At work, this is usually when I pause the current flow of the meeting and say something like, “Let’s take a step back. I think xyz term might be new to some people,” or, “Let’s do a round of introductions and context setting.” I call this technique, “Start from page one, every time.” But I find that most people have no idea what I’m talking about. I think it’s because most people are barely keeping up with the information firehose as it is, that they don’t have room in their minds to account for what everyone else in the room does or does not already know. They’re reciting what they know without pausing for breath, almost as if they’re afraid of forgetting it before they can pass on the info dump to someone else.
Writers do it too. We work out the story in our heads and then dump it all as exposition, as if we’re afraid we’ll lose it if we don’t write it down. The instinct is right (writing stuff down or telling someone else is a great way to create room in your short-term memory for other things) but there’s a better way. Cultivating an organizational system for information you know you won’t remember long-term, while cultivating long-term memory for the things that actually demand it can clear your head like magic.

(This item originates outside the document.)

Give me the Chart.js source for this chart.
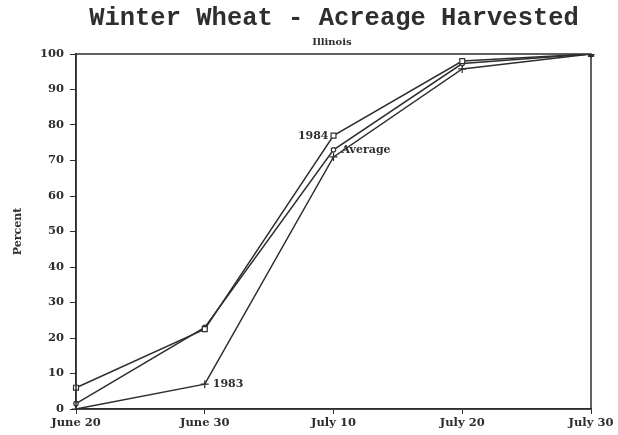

What do I mean by this? I don’t bother remembering the stuff of TODO lists: the many errands that need doing, the stuff that I meant to do today but must happen tomorrow. That’s what a notebook is for. I don’t remember or anticipate travel schedules, events and appointments. That’s what a calendar is for. I don’t remember all the various administrative things that eat up spacetime–that’s what spreadsheets are for.
I do remember every story I’ve ever read. When I was younger, I used to worry that I could only read so many stories in my life, because I’d have to forget old ones to remember the new ones. But our minds are not hard-drives. They are wired for story. The ancients could remember and recite epic poems because stories have internal logic that chains events together. If you remember the beginning of a good story, you remember everything else, because it follows naturally.
New stories do not have to displace the old ones. They can be superimposed upon them, they can be retellings, reimaginings, alternate universes, countless trails through an endless forest of possibility. Stories are how the mind expands, until we come into our true inheritance of infinite spacetime.